1,632 total views, 2 views today
Since my husband and I got back together, we have been in a “cat and dog” situation. We fight most of the time and after a few hours or half a day, we will find ourselves amending with each other. Through all these fights, he has never harmed me physically. Our battle was always emotional. He always wins when it comes to emotional torture and battery. I always lose because I am not that good when it comes to fighting. I can talk fast but I couldn’t muster the right words to say.
Anyway, for almost a year and a half since we decided to get back together, we have been in the worst scenario of marital conflict but still I stood by him. Around April of 2008, I decided to have a break away from him. So when June came, my children and I went back to my parent’s house. I stayed there for almost four months when I realized that being away and not facing the problem was not the solution. Around October, I left my hometown and visited him back. Yes, we still have fights especially when I demanded love and affection or when jealousy hits. Most of the time, it was on me.
We have never fought with his drinking or other vices since I returned because he showed some changes. He never drank outside except when he is with his bosses. He kept his promise that he will try to change but will start from drinking only at home. I agreed to that especially since I have returned, I saw his commitment in playing the guitar at church. He said, he is weak but he wants to serve God with his talents. He said maybe if he pursues in serving God, he will be strong and someday stop his vices. After hearing all those hopeful words, that is when I decided that my children and I should go back with him and support him.
So around November 2008, I have relocated myself and our baby boy back with him. Of course, we have emotional fights every now and then but still I stood with him. I was hopeful as always but when January 2009 came, he started lying and drinking again. He went out saying he will drink two bottles at the store and return home. I have waited for him but he never came home as promised. He arrived around 7 am in the morning and the sad part was he lost the cell phone that I gave him as a gift from my blogging income. Take note, this was already the second cell phone that was lost because of his drinking.
The saddest part really is when he is drunk. I can put up with him not showing love and affection but when he is drunk, he talks abusively. I don’t know which is the real him, when he is drunk or sober. When he is drunk, he tells me hurtful and degrading things but when he is sober, he tells me hopeful words. Well, there are also times that when he is sober and we are having a fight, he talks harshly but when we are in good mood, he tells me good things.

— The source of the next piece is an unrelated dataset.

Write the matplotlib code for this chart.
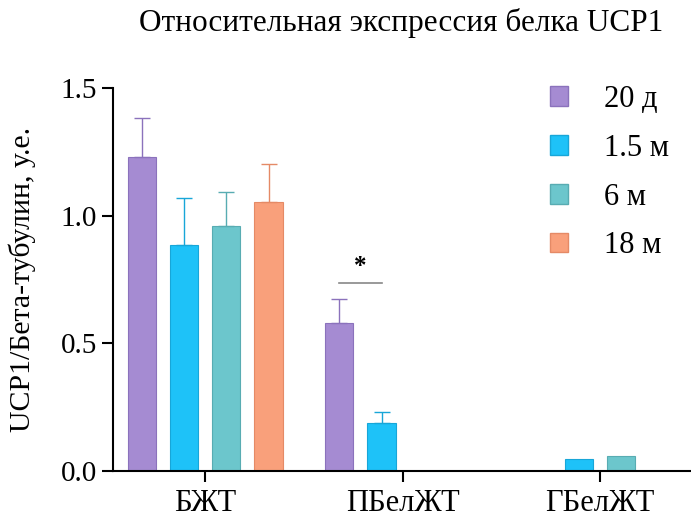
import matplotlib
matplotlib.use("Agg")
import matplotlib.pyplot as plt
import numpy as np

plt.rcParams['font.family'] = ['Liberation Serif', 'DejaVu Serif']

groups = ['БЖТ', 'ПБелЖТ', 'ГБелЖТ']
series = ['20 д', '1.5 м', '6 м', '18 м']
colors = ['#A58BD2', '#1EC2F8', '#6CC6CC', '#F9A07B']
edges = ['#8B72BC', '#18A6D8', '#58ACB2', '#E58A66']

# значения (None = нет столбца)
means = [
    [1.229, 0.579, None],
    [0.885, 0.188, 0.047],
    [0.959, None, 0.059],
    [1.053, None, None],
]
errs = [
    [0.153, 0.094, None],
    [0.184, 0.043, None],
    [0.133, None, None],
    [0.149, None, None],
]

fig = plt.figure(figsize=(6.91, 5.22), dpi=100)
ax = fig.add_axes([0.1635, 0.0977, 0.836, 0.7337])

x = np.arange(len(groups))
width = 0.143
step = 0.2137
for i, name in enumerate(series):
    off = (i - 1.5) * step
    for j in range(len(groups)):
        m = means[i][j]
        if m is None:
            continue
        ax.bar(x[j] + off, m, width, color=colors[i], edgecolor=edges[i], linewidth=0.8)
        e = errs[i][j]
        if e is not None:
            ax.errorbar(x[j] + off, m, yerr=[[0], [e]], fmt='none', ecolor=edges[i],
                        elinewidth=1.0, capsize=6, capthick=1.0)
    ax.bar([np.nan], [np.nan], width, color=colors[i], edgecolor=edges[i], label=name)

# значимость
ax.plot([x[1] - 1.5 * step, x[1] - 0.5 * step], [0.736, 0.736], color='#888888', lw=1.2)
ax.text(x[1] - step, 0.80, '*', ha='center', va='center', fontsize=18, fontweight='bold')

ax.set_xlim(-0.468, 2.46)
ax.set_ylim(0, 1.5)
ax.set_yticks([0, 0.5, 1.0, 1.5])
ax.set_yticklabels(['0.0', '0.5', '1.0', '1.5'])
ax.set_xticks(x)
ax.set_xticklabels(groups)
ax.tick_params(axis='both', labelsize=21, width=1.5, length=8, direction='out')
ax.tick_params(axis='x', labelsize=22, pad=5)
for s in ['top', 'right']:
    ax.spines[s].set_visible(False)
for s in ['left', 'bottom']:
    ax.spines[s].set_linewidth(1.5)

ax.set_ylabel('UCP1/Бета-тубулин, у.е.', fontsize=21.5, labelpad=18)
fig.text(0.58, 0.955, 'Относительная экспрессия белка UCP1', ha='center', va='center', fontsize=22.5)

ax.legend(loc='upper right', bbox_to_anchor=(1.01, 1.08), frameon=False, fontsize=22,
          handlelength=0.6, handleheight=0.6, handletextpad=1.17, labelspacing=0.65)

fig.savefig('out.png', dpi=100)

So, that is making me very confused!
Anyway, if I haven’t left him before when he was all drinking and vices, I think it would still be early to decide to leave him behind for good right now. After all, he has committed himself in the service to our Lord and just last Saturday, he has submitted himself to our local pastor for accountability with his decisions. That means he had allowed the pastor to reprimand and remind him of the bad decisions he has and the commitment he have promised to God. If I had hope before when he was not yet conscious with God, I guess I must have hope all the more right now since he is trying to commit himself to Him right?

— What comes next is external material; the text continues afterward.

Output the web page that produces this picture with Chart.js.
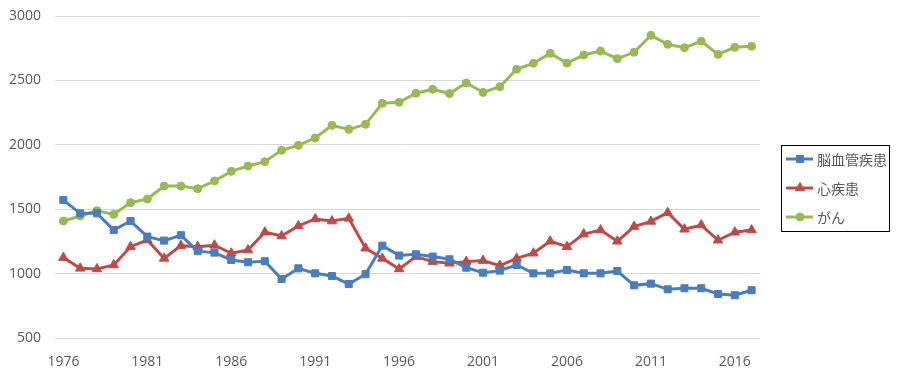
<!DOCTYPE html>
<html>
<head>
<meta charset="utf-8">
<script src="https://cdn.jsdelivr.net/npm/chart.js@4/dist/chart.umd.min.js"></script>
<style>
  html, body { margin: 0; padding: 0; background: #fff; }
  #wrap { width: 899px; height: 377px; position: relative; }
</style>
</head>
<body>
<div id="wrap"><canvas id="grafico"></canvas></div>
<script>
const years = [];
for (let y = 1976; y <= 2017; y++) years.push(String(y));
const xTickLabels = ["1976", "1981", "1986", "1991", "1996", "2001", "2006", "2011", "2016"];
const yTicks = [500, 1000, 1500, 2000, 2500, 3000];

// 脳血管疾患
const noukekkan = [1571, 1468, 1468, 1338, 1408, 1287, 1256, 1298, 1174, 1163,
    1106, 1088, 1096, 958, 1041, 1002, 981, 919, 995, 1217,
    1140, 1150, 1132, 1111, 1046, 1007, 1023, 1067, 1002, 1002,
    1028, 1002, 1002, 1020, 909, 922, 878, 886, 886, 842,
    832, 871];
// 心疾患
const shinshikkan = [1124, 1041, 1036, 1067, 1209, 1261, 1118, 1217, 1209, 1220,
    1158, 1183, 1321, 1292, 1370, 1424, 1408, 1429, 1197, 1118,
    1036, 1132, 1093, 1080, 1093, 1101, 1062, 1118, 1158, 1251,
    1209, 1307, 1338, 1251, 1365, 1405, 1473, 1344, 1377, 1259,
    1321, 1338];
// がん
const gan = [1408, 1447, 1488, 1460, 1551, 1579, 1680, 1680, 1659, 1719,
    1794, 1835, 1869, 1957, 1996, 2053, 2151, 2120, 2159, 2322,
    2330, 2400, 2431, 2398, 2480, 2407, 2451, 2586, 2633, 2710,
    2635, 2697, 2728, 2669, 2718, 2850, 2780, 2754, 2804, 2702,
    2757, 2765];

const textColor = "#595959";

// legenda desenhada à mão (linha + marcador, com moldura)
const legendaBox = {
    id: "legendaBox",
    afterDraw(chart) {
        const ctx = chart.ctx;
        const left = 781.5, top = 145.5, w = 108, h = 86;
        ctx.save();
        ctx.strokeStyle = "#000";
        ctx.lineWidth = 1;
        ctx.strokeRect(left, top, w, h);
        chart.data.datasets.forEach((ds, i) => {
            const y = 159 + i * 29;
            ctx.strokeStyle = ds.borderColor;
            ctx.lineWidth = 3;
            ctx.beginPath();
            ctx.moveTo(786, y);
            ctx.lineTo(813, y);
            ctx.stroke();
            ctx.fillStyle = ds.borderColor;
            ctx.lineWidth = 1;
            Chart.helpers.drawPoint(ctx, {
                pointStyle: ds.pointStyle,
                radius: ds.pointRadius,
                rotation: 0,
                borderWidth: 1,
            }, 800, y);
            ctx.fillStyle = textColor;
            ctx.font = '14px "Noto Sans CJK JP"';
            ctx.textBaseline = "middle";
            ctx.textAlign = "left";
            ctx.fillText(ds.label, 817, y + 1);
        });
        ctx.restore();
    },
};

function serie(label, data, color, style, radius) {
    return {
        label: label,
        data: data,
        borderColor: color,
        backgroundColor: color,
        pointBackgroundColor: color,
        pointBorderColor: color,
        pointStyle: style,
        pointRadius: radius,
        pointBorderWidth: 1,
        borderWidth: 3,
        tension: 0,
    };
}

new Chart(document.getElementById("grafico").getContext("2d"), {
    type: "line",
    data: {
        labels: years,
        datasets: [
            serie("脳血管疾患", noukekkan, "#4a7ebb", "rect", 5),
            serie("心疾患", shinshikkan, "#be4b48", "triangle", 5.5),
            serie("がん", gan, "#98b954", "circle", 4),
        ],
    },
    options: {
        responsive: true,
        maintainAspectRatio: false,
        animation: false,
        layout: { padding: { top: 16, right: 139, left: 0, bottom: 0 } },
        plugins: {
            legend: { display: false },
            tooltip: { enabled: false },
        },
        scales: {
            x: {
                offset: true,
                grid: { display: false },
                border: { display: false },
                ticks: {
                    autoSkip: false,
                    maxRotation: 0,
                    padding: 8,
                    color: textColor,
                    font: { family: "Open Sans", size: 14 },
                    callback: function (v, i) {
                        const l = years[i];
                        return xTickLabels.includes(l) ? l : "";
                    },
                },
                afterFit: function (s) { s.height = 39; s.paddingLeft = 0; s.paddingRight = 0; },
            },
            y: {
                min: 500,
                max: 3000,
                border: { display: false },
                grid: { color: "#d9d9d9", drawTicks: false },
                afterBuildTicks: function (s) {
                    s.ticks = yTicks.map(v => ({ value: v }));
                },
                ticks: {
                    padding: 14,
                    color: textColor,
                    font: { family: "Open Sans", size: 14 },
                    callback: function (v) { return String(v); },
                },
                afterFit: function (s) { s.width = 55; s.paddingTop = 0; s.paddingBottom = 0; },
            },
        },
    },
    plugins: [legendaBox],
});
</script>
</body>
</html>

Though I kept blogging about the pain and the remorse I have, I still find myself hopeful after a few hours of careful thinking. I have considered all the comments my friend has given and also what our pastor has advised but still, amidst the pain, I can still see hope especially now that I have seen small but major changes. Aside from that, I also have come to realize my faults too. I have clutched too much with the past that it also caused me to be unforgiving, jealous and judgmental at times. He made many mistakes and I did a few too. So, I might have not been fair with his feelings also.
Oh well, amidst of the economic recession and emotional turmoil, I can still see hope. Not in him but with God. I guess God is a just God. He will not put all our labors in vain. If I persist and hope, maybe the time will come that I will be able to see emotional, financial and spiritual breakthrough in our marriage. If I stop now, I might not able to see the rainbow after the rain. All I have right now is faith that God will see me through all these things.
I am sure all of you can understand this. God has allowed these things to happen and let’s just hope that He reveals His answer soon so that we may able to celebrate His goodness and love.